Ce siége ne devait être que le prélude d’une invasion totale des états du roi Gonthramn, invasion projetée par Hilperik, du moment où il avait vu ses premiers désirs d’ambition réalisés par la conquête de presque toutes les villes d’Aquitaine. Devenu en moins de cinq années, grâce à l’habileté militaire du chef gallo-romain Desiderius[3], seul maître du vaste territoire compris entre la Loire, l’Océan, les Pyrénées, le cours de l’Aude et les Cévennes, il conçut, peut-être à l’instigation de cet homme de guerre aventureux, une espérance encore plus hardie, celle de réunir aux provinces neustriennes le corps entier du royaume des Burgondes.
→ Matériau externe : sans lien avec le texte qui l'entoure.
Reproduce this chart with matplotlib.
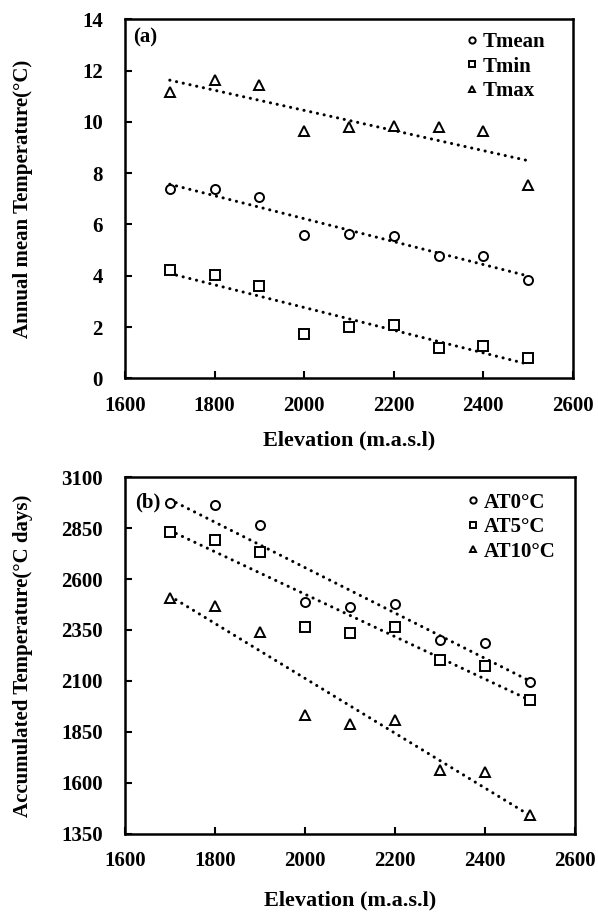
import matplotlib
matplotlib.use("Agg")
import matplotlib.pyplot as plt
import numpy as np

plt.rc("font", family="serif", serif=["Liberation Serif", "DejaVu Serif"], weight="bold", size=15)
plt.rc("axes", labelweight="bold", linewidth=1.8)

elev = [1700, 1800, 1900, 2000, 2100, 2200, 2300, 2400, 2500]

# panel (a): annual mean temperatures, deg C
t_mean = [7.40, 7.40, 7.07, 5.58, 5.64, 5.55, 4.77, 4.77, 3.82]
t_min = [4.21, 4.04, 3.59, 1.74, 2.00, 2.07, 1.18, 1.25, 0.79]
t_max = [11.17, 11.62, 11.45, 9.63, 9.80, 9.84, 9.80, 9.63, 7.55]

# panel (b): accumulated temperature, deg C days
at0 = [2972, 2964, 2863, 2486, 2465, 2475, 2302, 2285, 2094]
at5 = [2833, 2793, 2732, 2364, 2334, 2364, 2200, 2171, 2004]
at10 = [2506, 2470, 2339, 1930, 1890, 1909, 1664, 1652, 1443]

markers = ["o", "s", "^"]


def panel(ax, series, names, tag, ylim, yticks, ylabel, tag_pos, leg_pos, xlab_y):
    x = np.array(elev)
    for y, name, m in zip(series, names, markers):
        ax.plot(x, y, m, ms=6.5, mfc="white", mec="black", mew=1.4, label=name, zorder=3)
        # linear trend through each series
        k, b = np.polyfit(x, y, 1)
        ax.plot(x, k * x + b, color="black", lw=2.2, linestyle=(0, (0.05, 2.2)),
                dash_capstyle="round", zorder=2)
    ax.set_xlim(1600, 2600)
    ax.set_xticks(range(1600, 2601, 200))
    ax.set_ylim(*ylim)
    ax.set_yticks(yticks)
    ax.tick_params(direction="in", length=5, width=1.5, top=False, right=False)
    ax.tick_params(axis="x", pad=12.5)
    ax.tick_params(axis="y", pad=16)
    ax.set_xlabel("Elevation (m.a.s.l)", fontsize=16)
    ax.xaxis.set_label_coords(0.5, xlab_y)
    ax.set_ylabel(ylabel, fontsize=15)
    ax.yaxis.set_label_coords(-0.205, 0.5)
    ax.text(tag_pos[0], tag_pos[1], tag, transform=ax.transAxes, va="top", ha="left", fontsize=15)
    leg = ax.legend(loc="upper left", bbox_to_anchor=leg_pos, frameon=False, markerscale=0.7,
                    handlelength=0.4, handletextpad=0.33, labelspacing=0.22,
                    borderpad=0, borderaxespad=0, fontsize=15)
    for t in leg.get_texts():
        t.set_fontweight("bold")


fig = plt.figure(figsize=(5.98, 9.16), dpi=100)
ax1 = fig.add_axes([0.209, 0.587, 0.749, 0.392])
ax2 = fig.add_axes([0.209, 0.090, 0.752, 0.389])

panel(ax1, [t_mean, t_min, t_max], ["Tmean", "Tmin", "Tmax"], "(a)",
      (0, 14), range(0, 15, 2), "Annual mean Temperature(°C)",
      (0.018, 0.978), (0.765, 0.964), -0.145)
panel(ax2, [at0, at5, at10], ["AT0°C", "AT5°C", "AT10°C"], "(b)",
      (1350, 3100), range(1350, 3101, 250), "Accumulated Temperature(°C days)",
      (0.022, 0.957), (0.764, 0.957), -0.159)

fig.savefig("out.png", dpi=100)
Pour assurer l’exécution de cette difficile entreprise, il pratiqua des intrigues auprès des principaux seigneurs d’Austrasie, en gagna plusieurs par de l’argent, et reçut d’eux une ambassade chargée de conclure avec lui, au nom du jeune roi Hildebert, une alliance offensive contre Gonthramn[4]. Le pacte en fut dressé et confirmé par des sermens réciproques, dans les premiers

  1. Accersitoque socero ejus hæc ei innotui, obsecrans ut se cautum redderet, donec reginæ animus leniretur. (Gregorii Turon., Hist. lib. vi, pag. 282.)
  2. Sed ille consilium meum quod pro Dei intuitu simpliciter insinuavi, dolosè suspiciens cùmr adhuc nobis esset inimicus, noluit agere quæ mandavi… Spreto ergo hoc consilio, ad regem dirigit, qui tunc cum exercitu in pago Miglidunensi degebat. (Ibid.)
  3. Voir la iiie de ces Lettres.
  4. Chilpericus rex legatos nepotis sui Childeberti suscepit inter quos primus erat Egidius Remensis episcopus. (Gregorii Turon., Hist. lib. vi, pag. 281.)